6. With that out of the way, what does the paper do? The heart of the paper is a simple and elegant exercise in discrete mathematics. Imagine a world of arbitrary objects that can be assembled, combinatorially, to produce additional objects.
7. You begin with a set of elemental objects that require no assembly at all, and you have a set of assembly rules for when two objects can be joined. This then gives you a set of objects that can be created in a single step.
Below, an illustration.
8. Within this framework, we can take any object and calculate the minimum number of unique assembly steps that would have been required to produce it given our set of basic elements and our assembly rules.
9. This gives the ASSEMBLY INDEX of an object.
Example below: The object at left has assembly index of four: 1) join C-D, 2) join two C-D pairs, 3) join two C-D quadromers at an interior D, 4) join two of the resulting octomers.
The one at right has assembly index of five: every link is a unique step.
10. (This previous example highlights an interesting relation between modularity / compositionally and the emergence of elaborate form. The structure at left is maximally modular and thus has low assembly index despite large size; the structure at right is minimally modular and so has the reverse.)
11. In a system such as this, one can work out the mathematics of how the universe of possible objects increases with increasing assembly index. In general, it blows up super-exponentially. The Nature paper does this, though most of the details are hidden in the supplementary material.
12. But what happens if not all assembly rules are equally like to be applied, not all objects are equally likely to be incorporated into downstream objects, or not all objects are equally likely to survive?
One can treat that mathematically as well, and the space of observed objects can collapse.
dasparadoxon@ct_bergstrom ( "the space of observed objects can collapse." would made a nice warning sign for an abstract area of danger. )
MagmaSys/'wertercatt'@tomtrottel @ct_bergstrom Hazel: I feel like you could build a whole SCP around that sentence alone
@wertercatt @tomtrottel Wait until you read book 3 of the Three Body Problem triology.
Björn Högberg@ct_bergstrom @wertercatt @tomtrottel Thanks for the review. I have always found it hard to see the main difference between assembly theory and algorithmic complexity (like Kolmogorov complexity), what is the main difference? Is it maybe the concept of the “copy number”?

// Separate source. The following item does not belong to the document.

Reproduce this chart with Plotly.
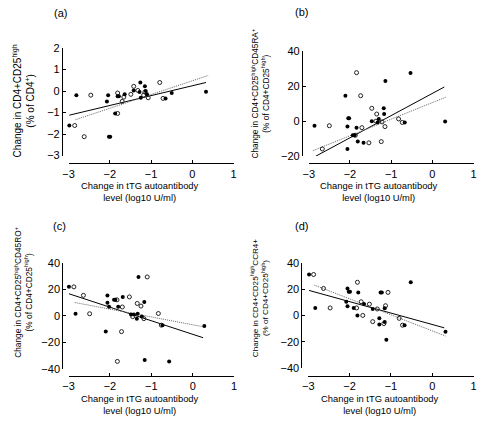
import plotly.graph_objects as go

W, H = 481, 422

# ---------------- data ----------------
# (a) CD4+CD25high
a_filled_x = [-2.98, -2.81, -2.07, -2.04, -2.02, -1.99, -1.87, -1.81, -1.78, -1.64, -1.42, -1.28, -1.26, -1.25, -1.15, -1.13, -1.10, -0.65, -0.50, 0.33]
a_filled_y = [-1.60, -0.19, -0.48, -0.19, -2.12, -2.12, -1.04, -0.24, -0.24, -0.15, 0.03, -0.04, 0.40, -0.31, 0.22, 0.00, -0.15, -0.34, -0.09, -0.03]
a_open_x = [-2.85, -2.62, -2.46, -1.81, -1.81, -1.70, -1.66, -1.49, -1.42, -1.32, -1.18, -1.15, -1.07, -0.79, -0.71]
a_open_y = [-1.60, -2.12, -0.19, -0.09, -1.04, -0.48, -0.28, -0.15, 0.22, 0.03, -0.19, -0.04, -0.31, 0.40, -0.34]
a_fit_solid_x = [-2.98, 0.33]
a_fit_solid_y = [-1.12, 0.40]
a_fit_dot_x = [-2.83, 0.39]
a_fit_dot_y = [-1.33, 0.73]

# (b) CD4+CD25highCD45RA+
b_filled_x = [-2.86, -2.11, -2.06, -2.04, -2.02, -2.06, -1.93, -1.89, -1.84, -1.81, -1.67, -1.47, -1.33, -1.30, -1.18, -1.17, -1.14, -0.67, -0.53, 0.31]
b_filled_y = [-2.6, 14.6, -3.0, 1.7, 1.7, -15.9, -8.1, -8.1, -3.7, -11.7, -12.4, 0.0, -0.7, 1.3, 7.4, 4.1, 23.0, -0.7, 27.6, -0.2]
b_open_x = [-2.67, -2.50, -1.84, -1.87, -1.74, -1.71, -1.54, -1.47, -1.35, -1.37, -1.24, -1.22, -1.15, -0.82, -0.73]
b_open_y = [-15.9, -2.6, 27.8, -8.1, 14.6, -3.7, -12.4, 7.4, 4.1, 0.0, -11.7, -0.4, -3.1, 1.3, -0.7]
b_fit_solid_x = [-2.84, 0.29]
b_fit_solid_y = [-20.2, 19.6]
b_fit_dot_x = [-2.90, 0.32]
b_fit_dot_y = [-16.9, 13.7]

# (c) CD4+CD25highCD45RO+
c_filled_x = [-2.99, -2.83, -2.10, -2.06, -2.06, -2.02, -1.90, -1.87, -1.80, -1.69, -1.49, -1.42, -1.35, -1.33, -1.31, -1.23, -1.17, -1.16, -0.73, -0.57, 0.28]
c_filled_y = [21.8, 1.5, -12.0, 15.2, 9.8, 6.8, 12.0, 12.0, 6.8, 14.2, 1.0, 1.0, -2.2, 1.5, 29.3, -0.5, 10.3, -33.5, -7.1, -34.5, -7.8]
c_open_x = [-2.87, -2.64, -2.49, -1.83, -1.82, -1.72, -1.70, -1.53, -1.45, -1.34, -1.25, -1.18, -1.10, -0.83, -0.76]
c_open_y = [21.8, 15.4, 1.5, 12.0, -34.5, -12.0, 6.6, 14.2, -0.7, 9.3, 7.3, -2.2, 29.3, 1.7, -7.1]
c_fit_solid_x = [-2.99, 0.25]
c_fit_solid_y = [16.6, -16.6]
c_fit_dot_x = [-2.85, 0.25]
c_fit_dot_y = [10.0, -8.3]

# (d) CD4+CD25highCCR4+
d_filled_x = [-2.98, -2.83, -2.08, -2.05, -2.02, -1.99, -2.05, -1.90, -1.79, -1.81, -1.65, -1.44, -1.28, -1.28, -1.25, -1.22, -1.15, -1.15, -1.11, -0.67, -0.52, 0.32]
d_filled_y = [31.1, 5.7, 10.4, 20.5, 18.0, 18.0, 6.9, 5.7, 17.5, 0.0, 8.6, 4.9, -2.2, -6.9, 17.5, 17.5, 5.4, -4.9, -18.5, -7.4, 25.2, -12.3]
d_open_x = [-2.87, -2.63, -2.47, -1.81, -1.83, -1.72, -1.68, -1.52, -1.44, -1.33, -1.17, -1.13, -1.07, -0.80, -0.72]
d_open_y = [31.1, 20.5, 5.7, 25.2, 5.7, 10.4, 0.0, 8.6, -4.7, 4.9, -6.2, 7.4, 17.5, -2.2, -7.4]
d_fit_solid_x = [-2.98, 0.29]
d_fit_solid_y = [19.0, -9.4]
d_fit_dot_x = [-2.85, 0.32]
d_fit_dot_y = [23.0, -15.6]

x_tick_vals = [-3, -2, -1, 0, 1]
panel_labels = ["(a)", "(b)", "(c)", "(d)"]
x_title = "Change in tTG autoantibody<br>level (log10 U/ml)"
y_titles = [
    "Change in CD4+CD25<sup>high</sup><br>(% of CD4<sup>+</sup>)",
    "Change in CD4+CD25<sup>high</sup>CD45RA<sup>+</sup><br>(% of CD4+CD25<sup>high</sup>)",
    "Change in CD4+CD25<sup>high</sup>CD45RO<sup>+</sup><br>(% of CD4+CD25<sup>high</sup>)",
    "Change in CD4+CD25<sup>high</sup>CCR4+<br>(% of CD4+CD25<sup>high</sup>)",
]
y_ranges = [(-3, 2), (-20, 40), (-40, 40), (-40, 40)]
y_dticks = [1, 20, 20, 20]

# ---------------- layout helpers (pixel geometry) ----------------
def fx(p):
    return p / W

def fy(p):
    return 1 - p / H

FONT = "Liberation Sans, Arial, sans-serif"

panels = [
    dict(xd=(63.7, 232.0), yd=(43.3, 154.0), yl=57.0, xl=162.0,
         lab=(56, 7), xt=(137, 190.5), yt=(17.5, 98), ytsize=10),
    dict(xd=(308.5, 476.5), yd=(46.7, 154.5), yl=301.5, xl=162.0,
         lab=(301, 6), xt=(380.5, 191), yt=(259, 90), ytsize=8.3),
    dict(xd=(63.7, 232.5), yd=(264.3, 373.3), yl=57.3, xl=381.0,
         lab=(55, 226), xt=(137, 409.7), yt=(17.5, 295), ytsize=8.3),
    dict(xd=(308.0, 476.5), yd=(264.3, 372.7), yl=301.0, xl=380.7,
         lab=(301, 226), xt=(381, 409.7), yt=(258.5, 300), ytsize=8.1),
]

data = [
    (a_filled_x, a_filled_y, a_open_x, a_open_y, a_fit_solid_x, a_fit_solid_y, a_fit_dot_x, a_fit_dot_y),
    (b_filled_x, b_filled_y, b_open_x, b_open_y, b_fit_solid_x, b_fit_solid_y, b_fit_dot_x, b_fit_dot_y),
    (c_filled_x, c_filled_y, c_open_x, c_open_y, c_fit_solid_x, c_fit_solid_y, c_fit_dot_x, c_fit_dot_y),
    (d_filled_x, d_filled_y, d_open_x, d_open_y, d_fit_solid_x, d_fit_solid_y, d_fit_dot_x, d_fit_dot_y),
]

fig = go.Figure()
layout = dict(
    width=W, height=H, margin=dict(l=0, r=0, t=0, b=0),
    paper_bgcolor="white", plot_bgcolor="white", showlegend=False,
    font=dict(family=FONT, size=11, color="black"),
)
annotations = []

for i, (p, d) in enumerate(zip(panels, data)):
    n = "" if i == 0 else str(i + 1)
    xa, ya = "x" + n, "y" + n
    fxv, fyv, oxv, oyv, sx, sy, dx, dy = d
    fig.add_trace(go.Scatter(x=sx, y=sy, mode="lines", xaxis=xa, yaxis=ya,
                             line=dict(color="black", width=1), cliponaxis=False))
    fig.add_trace(go.Scatter(x=dx, y=dy, mode="lines", xaxis=xa, yaxis=ya,
                             line=dict(color="#666666", width=1, dash="1px,1px"), cliponaxis=False))
    fig.add_trace(go.Scatter(x=oxv, y=oyv, mode="markers", xaxis=xa, yaxis=ya,
                             marker=dict(symbol="circle-open", size=4, color="#222222",
                                         line=dict(width=1, color="#222222")), cliponaxis=False))
    fig.add_trace(go.Scatter(x=fxv, y=fyv, mode="markers", xaxis=xa, yaxis=ya,
                             marker=dict(symbol="circle", size=4, color="black"), cliponaxis=False))

    layout["xaxis" + n] = dict(
        domain=[fx(p["xd"][0]), fx(p["xd"][1])], range=[-3, 1],
        anchor="free", position=fy(p["xl"]),
        tickvals=x_tick_vals, ticks="inside", ticklen=3, tickcolor="black",
        showline=True, linecolor="black", linewidth=1, showgrid=False, zeroline=False,
        tickfont=dict(family=FONT, size=11, color="black"),
    )
    y0, y1 = y_ranges[i]
    layout["yaxis" + n] = dict(
        domain=[fy(p["yd"][1]), fy(p["yd"][0])], range=[y0, y1],
        anchor="free", position=fx(p["yl"]),
        dtick=y_dticks[i], tick0=0, ticks="inside", ticklen=3, tickcolor="black",
        showline=True, linecolor="black", linewidth=1, showgrid=False, zeroline=False,
        tickfont=dict(family=FONT, size=11, color="black"),
    )
    annotations.append(dict(text=panel_labels[i], x=fx(p["lab"][0]), y=fy(p["lab"][1]),
                            xref="paper", yref="paper", showarrow=False,
                            xanchor="center", yanchor="middle",
                            font=dict(family=FONT, size=11, color="black")))
    annotations.append(dict(text=x_title, x=fx(p["xt"][0]), y=fy(p["xt"][1]),
                            xref="paper", yref="paper", showarrow=False,
                            xanchor="center", yanchor="middle", align="center",
                            font=dict(family=FONT, size=9.4, color="black")))
    annotations.append(dict(text=y_titles[i], x=fx(p["yt"][0]), y=fy(p["yt"][1]),
                            xref="paper", yref="paper", showarrow=False, textangle=-90,
                            xanchor="center", yanchor="middle", align="center",
                            font=dict(family=FONT, size=p["ytsize"], color="black")))

layout["annotations"] = annotations
fig.update_layout(**layout)
fig.write_html("out.html", config={"displayModeBar": False},
               post_script="document.body.style.margin='0px';document.body.style.padding='0px';")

@bjorn_hogberg @wertercatt @tomtrottel I don't fully understand this myself. My first thought was also that this was a reformulation of algorithmic complexity. Copy number is an important addition for sure. I look forward to a discussion emerging around this, which of course was my main motivation for writing the thread.
@bjorn_hogberg @wertercatt @tomtrottel
The authors have a short, dryly witty paragraph on this that I suspect will be lost on 99.99% of their audience; it was lost on me.
After further consideration, my interpretation of what they are saying is that until we get way down the evolutionary pathway toward complex life, what a universal Turing machine can do (KL complexity) is irrelevant because there are no universal Turing machines until very late in the process.
Minimaliste13@ct_bergstrom @bjorn_hogberg @wertercatt @tomtrottel My understanding is the same as yours. Kolmogorov complexity assumes strong abstract computational powers (loops!), far beyond what we would expect from any real-world compositional mechanism. For instance, the K complexity of the sequences of natural numbers or of the cubes (say) is very small but we would be very surprised to see anything like this arising organically (either in the narrow sense of biology or the broader sense of chemistry).
@minimaliste13 @ct_bergstrom @wertercatt @tomtrottel Crystals are exactly that, low Kolmogorov complexity, and they are everywhere in nature.
@bjorn_hogberg @ct_bergstrom @wertercatt @tomtrottel Good point. Perhaps a refined thesis is that low Kolmogorov complexity chemical structures (e.g crystals) are too rigid to support organic processes.